* Your objective:
Exactly the lines from the one with "Give me the Plotly source for this chart." through the one with "return (px - ML) / plot_w", inclusive, are to be repeated, and the pictures are not.

* Exercise material:
---

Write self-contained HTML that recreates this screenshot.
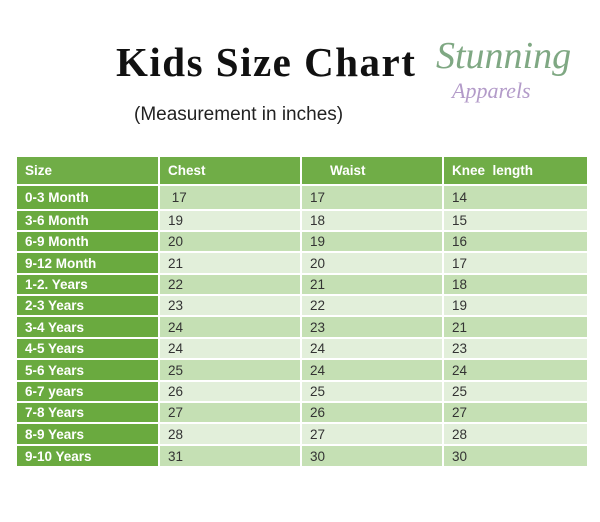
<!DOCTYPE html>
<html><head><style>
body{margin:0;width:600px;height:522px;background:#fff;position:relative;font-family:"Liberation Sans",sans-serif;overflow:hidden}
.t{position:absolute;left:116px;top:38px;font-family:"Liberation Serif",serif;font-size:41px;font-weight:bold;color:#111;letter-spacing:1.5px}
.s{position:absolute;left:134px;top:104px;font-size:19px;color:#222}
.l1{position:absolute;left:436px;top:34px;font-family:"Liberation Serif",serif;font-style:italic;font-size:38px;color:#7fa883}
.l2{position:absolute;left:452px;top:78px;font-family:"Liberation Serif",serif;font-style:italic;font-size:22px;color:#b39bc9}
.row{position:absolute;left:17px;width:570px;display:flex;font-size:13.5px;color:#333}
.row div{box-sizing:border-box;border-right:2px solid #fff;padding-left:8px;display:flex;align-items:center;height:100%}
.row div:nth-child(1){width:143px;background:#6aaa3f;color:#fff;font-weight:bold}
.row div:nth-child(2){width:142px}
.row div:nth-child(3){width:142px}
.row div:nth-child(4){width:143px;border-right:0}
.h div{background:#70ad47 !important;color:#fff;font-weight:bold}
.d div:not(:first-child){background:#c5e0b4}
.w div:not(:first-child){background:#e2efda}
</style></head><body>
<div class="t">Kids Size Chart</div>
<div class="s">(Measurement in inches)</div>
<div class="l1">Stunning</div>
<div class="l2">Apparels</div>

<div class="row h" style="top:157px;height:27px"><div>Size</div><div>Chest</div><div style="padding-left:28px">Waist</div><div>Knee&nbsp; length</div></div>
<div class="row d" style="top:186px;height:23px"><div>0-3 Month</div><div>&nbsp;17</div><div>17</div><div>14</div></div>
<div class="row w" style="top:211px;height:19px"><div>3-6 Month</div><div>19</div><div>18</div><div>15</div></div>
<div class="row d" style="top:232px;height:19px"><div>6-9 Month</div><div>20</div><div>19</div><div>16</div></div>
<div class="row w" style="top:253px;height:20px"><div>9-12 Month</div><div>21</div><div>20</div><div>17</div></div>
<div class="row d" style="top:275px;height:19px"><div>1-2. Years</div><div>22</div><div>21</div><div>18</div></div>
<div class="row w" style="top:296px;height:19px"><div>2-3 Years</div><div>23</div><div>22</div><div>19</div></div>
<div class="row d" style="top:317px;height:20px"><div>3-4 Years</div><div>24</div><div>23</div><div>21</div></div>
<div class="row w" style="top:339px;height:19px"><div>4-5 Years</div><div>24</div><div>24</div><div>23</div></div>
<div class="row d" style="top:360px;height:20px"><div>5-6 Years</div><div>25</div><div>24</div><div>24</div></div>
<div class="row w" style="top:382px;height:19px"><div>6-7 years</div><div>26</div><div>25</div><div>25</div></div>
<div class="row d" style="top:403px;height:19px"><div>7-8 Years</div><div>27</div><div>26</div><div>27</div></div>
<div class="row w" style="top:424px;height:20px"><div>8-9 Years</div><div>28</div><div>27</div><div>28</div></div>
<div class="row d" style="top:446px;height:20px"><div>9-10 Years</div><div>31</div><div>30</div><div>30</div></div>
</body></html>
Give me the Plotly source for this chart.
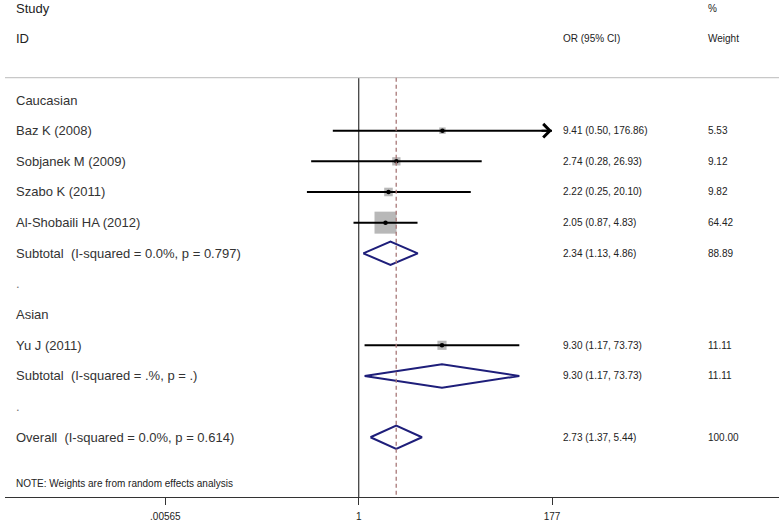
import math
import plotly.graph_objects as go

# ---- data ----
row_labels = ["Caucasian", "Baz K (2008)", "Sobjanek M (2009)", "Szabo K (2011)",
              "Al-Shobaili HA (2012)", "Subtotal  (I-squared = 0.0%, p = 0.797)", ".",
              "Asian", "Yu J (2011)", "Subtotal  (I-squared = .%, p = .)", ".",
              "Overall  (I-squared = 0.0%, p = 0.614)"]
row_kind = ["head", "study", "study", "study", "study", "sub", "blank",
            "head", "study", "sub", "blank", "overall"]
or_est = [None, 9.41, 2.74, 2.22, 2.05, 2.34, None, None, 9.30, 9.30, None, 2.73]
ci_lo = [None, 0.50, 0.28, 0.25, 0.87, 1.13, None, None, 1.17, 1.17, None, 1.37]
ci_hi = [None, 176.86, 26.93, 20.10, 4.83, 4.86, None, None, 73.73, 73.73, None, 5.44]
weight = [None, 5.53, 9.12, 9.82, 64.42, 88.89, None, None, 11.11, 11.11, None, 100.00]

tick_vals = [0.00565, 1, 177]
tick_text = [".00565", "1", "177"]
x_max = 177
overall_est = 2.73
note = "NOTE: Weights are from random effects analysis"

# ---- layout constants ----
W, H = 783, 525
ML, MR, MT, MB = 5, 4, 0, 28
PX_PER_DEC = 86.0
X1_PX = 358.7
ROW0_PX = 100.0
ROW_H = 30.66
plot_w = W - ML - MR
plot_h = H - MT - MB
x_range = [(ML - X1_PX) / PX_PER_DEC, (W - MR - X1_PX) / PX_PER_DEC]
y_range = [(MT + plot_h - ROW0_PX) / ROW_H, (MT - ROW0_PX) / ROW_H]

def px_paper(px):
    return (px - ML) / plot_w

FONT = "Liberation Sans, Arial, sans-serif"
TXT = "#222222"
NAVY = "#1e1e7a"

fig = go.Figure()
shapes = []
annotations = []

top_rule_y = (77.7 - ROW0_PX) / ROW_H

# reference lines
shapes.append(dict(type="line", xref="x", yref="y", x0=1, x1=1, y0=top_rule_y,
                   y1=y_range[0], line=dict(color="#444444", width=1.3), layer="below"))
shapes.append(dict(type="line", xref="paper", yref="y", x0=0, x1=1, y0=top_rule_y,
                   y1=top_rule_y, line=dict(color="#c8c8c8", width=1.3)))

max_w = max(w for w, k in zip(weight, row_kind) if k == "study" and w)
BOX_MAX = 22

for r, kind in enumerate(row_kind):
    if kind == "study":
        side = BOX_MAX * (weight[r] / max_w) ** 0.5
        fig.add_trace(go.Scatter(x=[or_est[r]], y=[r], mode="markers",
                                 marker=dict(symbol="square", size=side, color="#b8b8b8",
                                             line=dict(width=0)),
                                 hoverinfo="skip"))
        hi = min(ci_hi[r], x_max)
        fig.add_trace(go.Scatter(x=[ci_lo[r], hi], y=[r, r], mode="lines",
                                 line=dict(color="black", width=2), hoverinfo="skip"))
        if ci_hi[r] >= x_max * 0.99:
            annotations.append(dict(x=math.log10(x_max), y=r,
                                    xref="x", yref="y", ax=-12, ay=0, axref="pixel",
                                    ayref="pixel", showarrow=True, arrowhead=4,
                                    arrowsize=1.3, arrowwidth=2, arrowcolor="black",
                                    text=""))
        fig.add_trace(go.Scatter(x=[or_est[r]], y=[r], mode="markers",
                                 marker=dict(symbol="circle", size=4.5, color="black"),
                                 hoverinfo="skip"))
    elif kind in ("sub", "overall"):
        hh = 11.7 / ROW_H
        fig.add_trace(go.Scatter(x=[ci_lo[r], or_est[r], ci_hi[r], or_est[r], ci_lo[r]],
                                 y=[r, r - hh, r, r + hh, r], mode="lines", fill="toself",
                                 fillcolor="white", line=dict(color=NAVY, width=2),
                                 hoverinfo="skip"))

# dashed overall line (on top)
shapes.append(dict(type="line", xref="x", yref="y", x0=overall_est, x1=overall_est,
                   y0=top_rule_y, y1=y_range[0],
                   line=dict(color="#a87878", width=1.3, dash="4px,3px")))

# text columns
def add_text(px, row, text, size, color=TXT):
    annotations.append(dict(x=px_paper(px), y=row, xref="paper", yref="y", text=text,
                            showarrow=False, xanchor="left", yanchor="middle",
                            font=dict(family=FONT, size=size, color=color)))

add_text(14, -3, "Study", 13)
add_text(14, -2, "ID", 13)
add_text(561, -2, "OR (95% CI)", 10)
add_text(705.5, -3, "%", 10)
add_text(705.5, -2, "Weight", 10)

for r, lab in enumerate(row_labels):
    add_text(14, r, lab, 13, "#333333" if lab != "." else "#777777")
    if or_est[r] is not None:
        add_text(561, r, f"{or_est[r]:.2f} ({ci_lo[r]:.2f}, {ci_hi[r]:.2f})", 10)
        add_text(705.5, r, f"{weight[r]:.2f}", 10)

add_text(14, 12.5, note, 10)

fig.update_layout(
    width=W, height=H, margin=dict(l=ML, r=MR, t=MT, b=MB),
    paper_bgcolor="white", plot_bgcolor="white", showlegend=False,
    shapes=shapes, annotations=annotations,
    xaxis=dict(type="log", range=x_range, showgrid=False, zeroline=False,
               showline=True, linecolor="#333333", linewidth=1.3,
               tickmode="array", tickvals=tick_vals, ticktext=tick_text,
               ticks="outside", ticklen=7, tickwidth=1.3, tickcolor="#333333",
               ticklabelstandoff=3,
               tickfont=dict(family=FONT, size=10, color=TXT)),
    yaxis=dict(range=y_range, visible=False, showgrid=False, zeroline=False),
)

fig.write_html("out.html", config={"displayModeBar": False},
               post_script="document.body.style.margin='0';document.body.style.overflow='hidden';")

---

* Finished task:
Give me the Plotly source for this chart.
import math
import plotly.graph_objects as go

# ---- data ----
row_labels = ["Caucasian", "Baz K (2008)", "Sobjanek M (2009)", "Szabo K (2011)",
              "Al-Shobaili HA (2012)", "Subtotal  (I-squared = 0.0%, p = 0.797)", ".",
              "Asian", "Yu J (2011)", "Subtotal  (I-squared = .%, p = .)", ".",
              "Overall  (I-squared = 0.0%, p = 0.614)"]
row_kind = ["head", "study", "study", "study", "study", "sub", "blank",
            "head", "study", "sub", "blank", "overall"]
or_est = [None, 9.41, 2.74, 2.22, 2.05, 2.34, None, None, 9.30, 9.30, None, 2.73]
ci_lo = [None, 0.50, 0.28, 0.25, 0.87, 1.13, None, None, 1.17, 1.17, None, 1.37]
ci_hi = [None, 176.86, 26.93, 20.10, 4.83, 4.86, None, None, 73.73, 73.73, None, 5.44]
weight = [None, 5.53, 9.12, 9.82, 64.42, 88.89, None, None, 11.11, 11.11, None, 100.00]

tick_vals = [0.00565, 1, 177]
tick_text = [".00565", "1", "177"]
x_max = 177
overall_est = 2.73
note = "NOTE: Weights are from random effects analysis"

# ---- layout constants ----
W, H = 783, 525
ML, MR, MT, MB = 5, 4, 0, 28
PX_PER_DEC = 86.0
X1_PX = 358.7
ROW0_PX = 100.0
ROW_H = 30.66
plot_w = W - ML - MR
plot_h = H - MT - MB
x_range = [(ML - X1_PX) / PX_PER_DEC, (W - MR - X1_PX) / PX_PER_DEC]
y_range = [(MT + plot_h - ROW0_PX) / ROW_H, (MT - ROW0_PX) / ROW_H]

def px_paper(px):
    return (px - ML) / plot_w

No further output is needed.